In research news, market-leading proxy advisory firm International Shareholder Services (ISS) released some of the findings from its 2019 Global Benchmark Policy Survey and some of the results are optimistic. The survey showed that a majority of investors (61%) and non-investors (55%) believe that gender diversity on boards of directors is an essential attribute of effective board governance. This finding was irrespective of whatever industry or market the firm was operating in. There was also a majority of investors (60%) who believed that firms should be evaluating and disclosing their climate-related risks to investors. It also found that a significant number of investors (45%) believe that non-executive directors should not be sitting on more than four boards while executive directors – like the President of a firm – should not be sitting on more than two. This question arises from the concern of “over-boarding”, which occurs when a director sits on so many boards that their effectiveness is significantly harmed. Not only are these results interesting, they are also important as ISS may use them to inform their voting policies for the upcoming proxy season.

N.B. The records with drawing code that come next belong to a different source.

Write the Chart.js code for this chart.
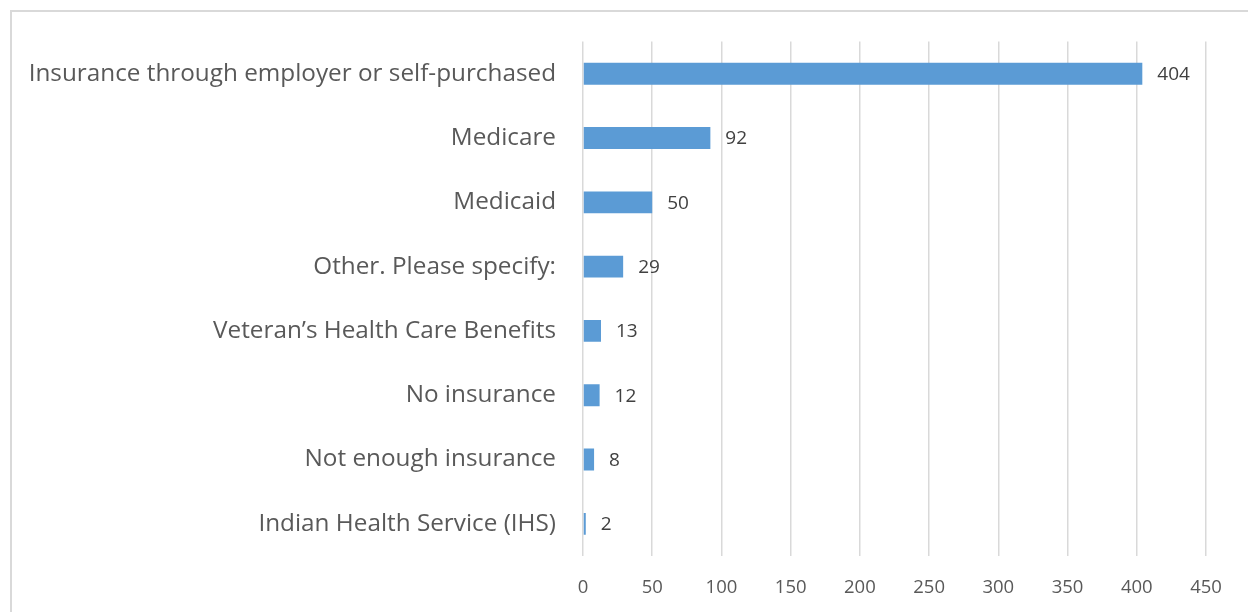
<!DOCTYPE html>
<html lang="en">
<head>
  <meta charset="UTF-8" />
  <title>Insurance coverage</title>
  <script src="https://cdn.jsdelivr.net/npm/chart.js"></script>
  <style>
    body {
      margin: 0;
      background: #fff;
      width: 1248px;
      height: 612px;
      overflow: hidden;
      position: relative;
    }
    .frame {
      position: absolute;
      left: 10px;
      top: 10px;
      width: 1260px;
      height: 640px;
      border: 2px solid #d9d9d9;
    }
    .wrap {
      position: absolute;
      left: 0;
      top: 0;
      width: 1248px;
      height: 612px;
    }
  </style>
</head>
<body>
  <div class="frame"></div>
  <div class="wrap"><canvas id="chart"></canvas></div>

  <script>
    const categories = [
      "Insurance through employer or self-purchased",
      "Medicare",
      "Medicaid",
      "Other. Please specify:",
      "Veteran\u2019s Health Care Benefits",
      "No insurance",
      "Not enough insurance",
      "Indian Health Service (IHS)"
    ];
    const counts = [404, 92, 50, 29, 13, 12, 8, 2];
    const xMin = 0, xMax = 450, xStep = 50;

    // draws the number just past the end of each bar
    const valueLabels = {
      id: 'valueLabels',
      afterDatasetsDraw(chart) {
        const ctx = chart.ctx;
        const meta = chart.getDatasetMeta(0);
        ctx.save();
        ctx.font = '19px "Open Sans"';
        ctx.fillStyle = '#404040';
        ctx.textAlign = 'left';
        ctx.textBaseline = 'middle';
        meta.data.forEach((bar, i) => {
          ctx.fillText(String(counts[i]), bar.x + 15, bar.y + 1);
        });
        ctx.restore();
      }
    };

    new Chart(document.getElementById('chart'), {
      type: 'bar',
      data: {
        labels: categories,
        datasets: [{
          data: counts,
          backgroundColor: '#5b9bd5',
          borderWidth: 0,
          categoryPercentage: 1,
          barPercentage: 0.34
        }]
      },
      options: {
        indexAxis: 'y',
        responsive: true,
        maintainAspectRatio: false,
        animation: false,
        layout: { padding: { top: 40, right: 42, bottom: 0, left: 0 } },
        plugins: { legend: { display: false }, tooltip: { enabled: false } },
        scales: {
          x: {
            min: xMin,
            max: xMax,
            ticks: {
              stepSize: xStep,
              color: '#595959',
              font: { family: 'Open Sans', size: 18.5 },
              padding: 21
            },
            grid: { color: '#d9d9d9', lineWidth: 1.5, drawTicks: false },
            border: { display: false },
            afterFit(scale) { scale.height = 56; }
          },
          y: {
            ticks: {
              color: '#595959',
              font: { family: 'Open Sans', size: 24.3 },
              padding: 27
            },
            grid: { display: false, drawTicks: false },
            border: { display: false },
            afterFit(scale) { scale.width = 583; }
          }
        }
      },
      plugins: [valueLabels]
    });
  </script>
</body>
</html>
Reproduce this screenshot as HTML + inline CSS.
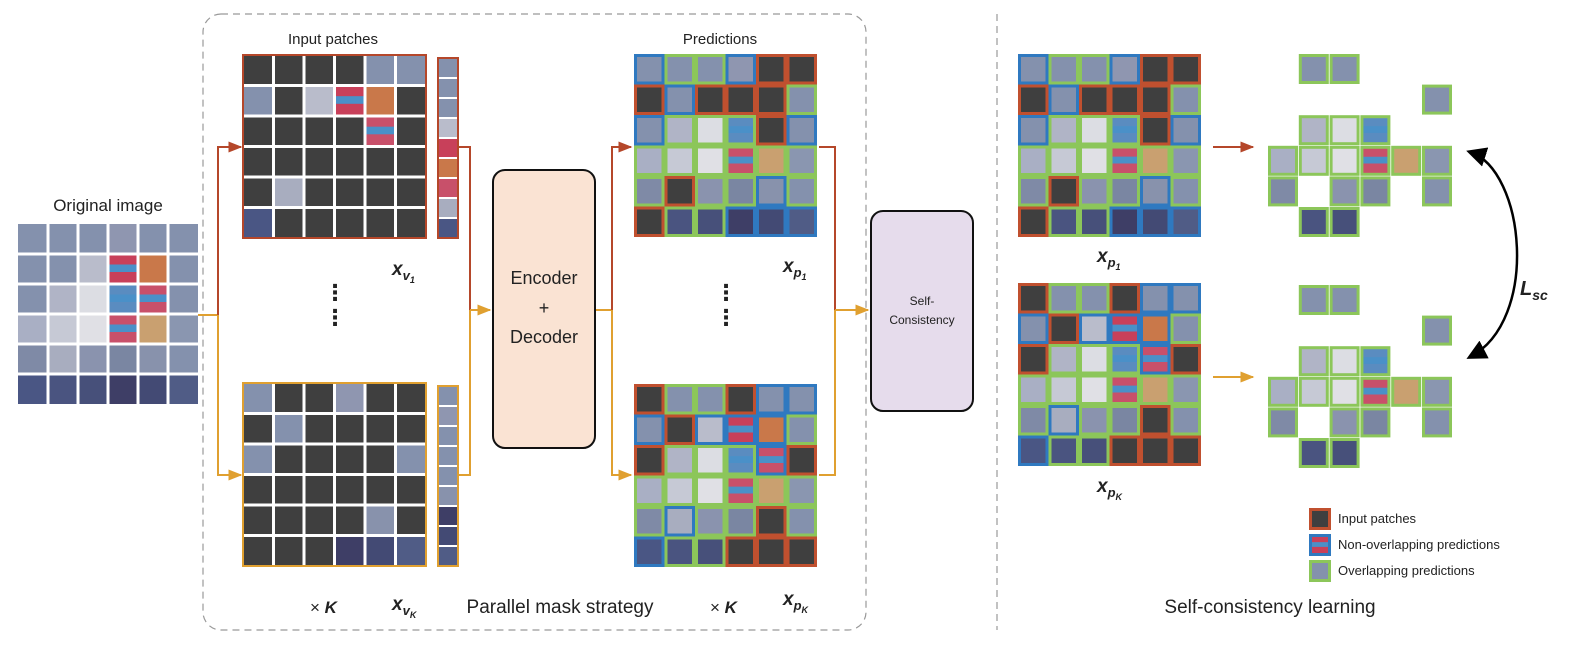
<!DOCTYPE html>
<html><head><meta charset="utf-8">
<style>
html,body{margin:0;padding:0;background:#fff;}
svg{display:block;font-family:"Liberation Sans","DejaVu Sans",sans-serif;}
</style></head>
<body>
<svg id="s" width="1582" height="646" viewBox="0 0 1582 646" xmlns="http://www.w3.org/2000/svg">
<defs>
<marker id="ar" viewBox="0 0 10 10" refX="9" refY="5" markerWidth="7" markerHeight="7" orient="auto"><path d="M0,1 L10,5 L0,9 z" fill="#b5472a"/></marker>
<marker id="ao" viewBox="0 0 10 10" refX="9" refY="5" markerWidth="7" markerHeight="7" orient="auto"><path d="M0,1 L10,5 L0,9 z" fill="#e0a030"/></marker>
<marker id="ab" viewBox="0 0 10 10" refX="8" refY="5" markerWidth="8" markerHeight="8" orient="auto"><path d="M0,0 L10,5 L0,10 z" fill="#000"/></marker>
<marker id="abs" viewBox="0 0 10 10" refX="2" refY="5" markerWidth="8" markerHeight="8" orient="auto"><path d="M10,0 L0,5 L10,10 z" fill="#000"/></marker>
</defs>
<!-- frames -->
<rect x="203" y="14" width="663" height="616" rx="18" fill="none" stroke="#999" stroke-width="1.2" stroke-dasharray="7,5"/>
<line x1="997" y1="14" x2="997" y2="630" stroke="#999" stroke-width="1.2" stroke-dasharray="7,5"/>
<g id="g"></g>
<!-- connectors -->
<g fill="none" stroke-width="2">
<path d="M198,315 H218" stroke="#e0a030"/>
<path d="M218,315 V147 H241" stroke="#b5472a" marker-end="url(#ar)"/>
<path d="M218,315 V475 H241" stroke="#e0a030" marker-end="url(#ao)"/>
<path d="M458,147 H470 V310" stroke="#b5472a"/>
<path d="M458,475 H470 V310" stroke="#e0a030"/>
<path d="M470,310 H490" stroke="#e0a030" marker-end="url(#ao)"/>
<path d="M595,310 H612" stroke="#e0a030"/>
<path d="M612,310 V147 H631" stroke="#b5472a" marker-end="url(#ar)"/>
<path d="M612,310 V475 H631" stroke="#e0a030" marker-end="url(#ao)"/>
<path d="M819,147 H835 V310" stroke="#b5472a"/>
<path d="M819,475 H835 V310" stroke="#e0a030"/>
<path d="M835,310 H868" stroke="#e0a030" marker-end="url(#ao)"/>
<path d="M1213,147 H1253" stroke="#b5472a" marker-end="url(#ar)"/>
<path d="M1213,377 H1253" stroke="#e0a030" marker-end="url(#ao)"/>
</g>
<path d="M1470,152 C1525,170 1540,320 1470,357" fill="none" stroke="#000" stroke-width="2.5" marker-end="url(#ab)" marker-start="url(#abs)"/>
<!-- boxes -->
<rect x="493" y="170" width="102" height="278" rx="12" fill="#fae3d3" stroke="#111" stroke-width="2"/>
<text x="544" y="284" font-size="18" text-anchor="middle" fill="#222">Encoder</text>
<text x="544" y="314" font-size="18" text-anchor="middle" fill="#222">+</text>
<text x="544" y="343" font-size="18" text-anchor="middle" fill="#222">Decoder</text>
<rect x="871" y="211" width="102" height="200" rx="12" fill="#e6dcec" stroke="#111" stroke-width="2"/>
<text x="922" y="305" font-size="12" text-anchor="middle" fill="#222">Self-</text>
<text x="922" y="324" font-size="12" text-anchor="middle" fill="#222">Consistency</text>
<!-- labels -->
<g fill="#222">
<text x="108" y="211" font-size="17" text-anchor="middle">Original image</text>
<text x="333" y="44" font-size="15" text-anchor="middle">Input patches</text>
<text x="720" y="44" font-size="15" text-anchor="middle">Predictions</text>
<text x="560" y="613" font-size="19" text-anchor="middle">Parallel mask strategy</text>
<text x="1270" y="613" font-size="19" text-anchor="middle">Self-consistency learning</text>
<text x="310" y="613" font-size="17">× <tspan font-weight="bold" font-style="italic">K</tspan></text>
<text x="710" y="613" font-size="17">× <tspan font-weight="bold" font-style="italic">K</tspan></text>
<g font-weight="bold" font-style="italic" font-size="19">
<text x="392" y="275">x<tspan font-size="13" dy="5">v</tspan><tspan font-size="9" dy="3">1</tspan></text>
<text x="392" y="610">x<tspan font-size="13" dy="5">v</tspan><tspan font-size="9" dy="3">K</tspan></text>
<text x="783" y="272">x<tspan font-size="13" dy="5">p</tspan><tspan font-size="9" dy="3">1</tspan></text>
<text x="783" y="605">x<tspan font-size="13" dy="5">p</tspan><tspan font-size="9" dy="3">K</tspan></text>
<text x="1097" y="262">x<tspan font-size="13" dy="5">p</tspan><tspan font-size="9" dy="3">1</tspan></text>
<text x="1097" y="492">x<tspan font-size="13" dy="5">p</tspan><tspan font-size="9" dy="3">K</tspan></text>
<text x="1520" y="295" font-size="20">L<tspan font-size="14" dy="5">sc</tspan></text>
</g>
<g font-size="13">
<text x="1338" y="523">Input patches</text>
<text x="1338" y="549">Non-overlapping predictions</text>
<text x="1338" y="575">Overlapping predictions</text>
</g>
</g>
<g font-size="22" font-weight="bold" fill="#222" text-anchor="middle">
<text x="335" y="300">⋮</text><text x="335" y="325">⋮</text>
<text x="726" y="300">⋮</text><text x="726" y="325">⋮</text>
</g>
</svg>
<script>
const NS="http://www.w3.org/2000/svg",G=document.getElementById('g');
function R(x,y,w,h,f,st,sw){const r=document.createElementNS(NS,'rect');r.setAttribute('x',x);r.setAttribute('y',y);r.setAttribute('width',w);r.setAttribute('height',h);r.setAttribute('fill',f||'none');if(st){r.setAttribute('stroke',st);r.setAttribute('stroke-width',sw||2);}G.appendChild(r);return r;}
const SEA='#8491ad',DK='#3f3f3f';
const IMG=[
[SEA,SEA,SEA,'#8f96b0',SEA,SEA],
[SEA,SEA,'#b9bccb','#c8405a','#c9784a',SEA],
[SEA,'#b0b4c6','#dcdde3','#5a8cc0','#c8506a',SEA],
['#a9afc4','#c6c9d5','#e0e0e5','#c8506a','#c9a070','#8a96b0'],
['#7f8aa6','#a8adbf','#8a93ae','#7a86a2','#8892ac',SEA],
['#4a5684','#4a5480','#47507a','#3e3e66','#434a74','#505c86']];
function patch(x,y,s,r,c){R(x,y,s,s,IMG[r][c]);
 if(IMG[r][c]=='#c8405a'||IMG[r][c]=='#5a8cc0'||IMG[r][c]=='#c8506a'){R(x,y+s*0.35,s,s*0.25,'#4a90c8');}
}
// original image
{const x0=18,y0=224,s=30;for(let r=0;r<6;r++)for(let c=0;c<6;c++)patch(x0+c*s,y0+r*s,s,r,c);
 for(let i=1;i<6;i++){R(x0+i*s-1.5,y0,3,180,'#fff');R(x0,y0+i*s-1.5,180,3,'#fff');}}
function inGrid(x0,y0,mask,col){const s=30.5;R(x0,y0,183,183,DK);
 for(let r=0;r<6;r++)for(let c=0;c<6;c++)if(mask[r][c])patch(x0+c*s,y0+r*s,s,r,c);
 for(let i=1;i<6;i++){R(x0+i*s-1.5,y0,3,183,'#fff');R(x0,y0+i*s-1.5,183,3,'#fff');}
 R(x0,y0,183,183,null,col,2);}
function strip(x0,y0,mask,col){const list=[];for(let r=0;r<6;r++)for(let c=0;c<6;c++)if(mask[r][c])list.push([r,c]);
 const h=180/list.length;list.forEach((p,i)=>{patch(x0,y0+i*h,20,p[0],p[1]);R(x0,y0+i*h,20,h,IMG[p[0]][p[1]]);if(i)R(x0,y0+i*h-1,20,2,'#fff');});
 R(x0,y0,20,180,null,col,2);}
const M1=[[0,0,0,0,1,1],[1,0,1,1,1,0],[0,0,0,0,1,0],[0,0,0,0,0,0],[0,1,0,0,0,0],[1,0,0,0,0,0]];
const MK=[[1,0,0,1,0,0],[0,1,0,0,0,0],[1,0,0,0,0,1],[0,0,0,0,0,0],[0,0,0,0,1,0],[0,0,0,1,1,1]];
inGrid(243,55,M1,'#b5472a');strip(438,58,M1,'#b5472a');
inGrid(243,383,MK,'#e0a030');strip(438,386,MK,'#e0a030');
const BC={r:'#c0502f',b:'#2f79c0',g:'#8cc65a'};
function cell(x,y,s,t,r,c){R(x,y,s,s,'#fff');if(t=='r')R(x+1.5,y+1.5,s-3,s-3,DK,BC.r,3);else{patch(x+1.5,y+1.5,s-3,r,c);R(x+1.5,y+1.5,s-3,s-3,null,BC[t],3);}}
const P1=['bggbrr','rbrrrg','bgggrb','gggggg','grggbg','rggbbb'];
const PK=['rggrbb','brbbbg','rgggbr','gggggg','gbggrg','bggrrr'];
function pGrid(x0,y0,P){const s=30.5;for(let r=0;r<6;r++)for(let c=0;c<6;c++)cell(x0+c*s,y0+r*s,s,P[r][c],r,c);}
pGrid(634,54,P1);pGrid(634,384,PK);pGrid(1018,54,P1);pGrid(1018,283,PK);
const SP=[[1,2],[5],[1,2,3],[0,1,2,3,4,5],[0,2,3,5],[1,2]];
function sparse(x0,y0){const sx=30.8,sy=30.6;SP.forEach((cs,r)=>cs.forEach(c=>cell(x0+c*sx,y0+r*sy,30,'g',r,c)));}
sparse(1268,54);sparse(1268,285);
cell(1309,508,22,'r',0,0);cell(1309,534,22,'b',1,3);cell(1309,560,22,'g',0,0);
</script>
</body></html>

These voting policies could affect Canadian firms that are evaluated by the ISS and may reflect some changes in the values of investors.

Lastly, in international news, the Hong Kong Exchanges and Clearing company (HKEX) has offered an unsolicited, £30 billion (almost $49 billion CAD) bid to purchase the London Stock Exchange (LSE). If successful, the purchase would create the third largest stock exchange in the world, behind only the New York Stock Exchange and the Nasdaq. Of course, the sale would need to be approved by LSE’s shareholders and the United Kingdom government and regulators. It is unlikely that the government would be willing to approve the sale of such an important element of the country’s financial system without an incredible amount of scrutiny. But it is not just UK regulators who would want to be involved as the United States also has a connection to the LSE. Specifically, the LSE owns the London Clear House (LCH), which is co-regulated by the United States Commodity Futures Trading Commission and the Bank of England. The LCH clears most of the domestic interest rate swaps in the United States and, thus, affects US markets and any transfer of its ownership would surely attract the attention of its regulators. Although it is unclear how this purchase could affect the Canadian markets or Canadians investments in the London Stock Exchange, it is surely a development we will continue to follow.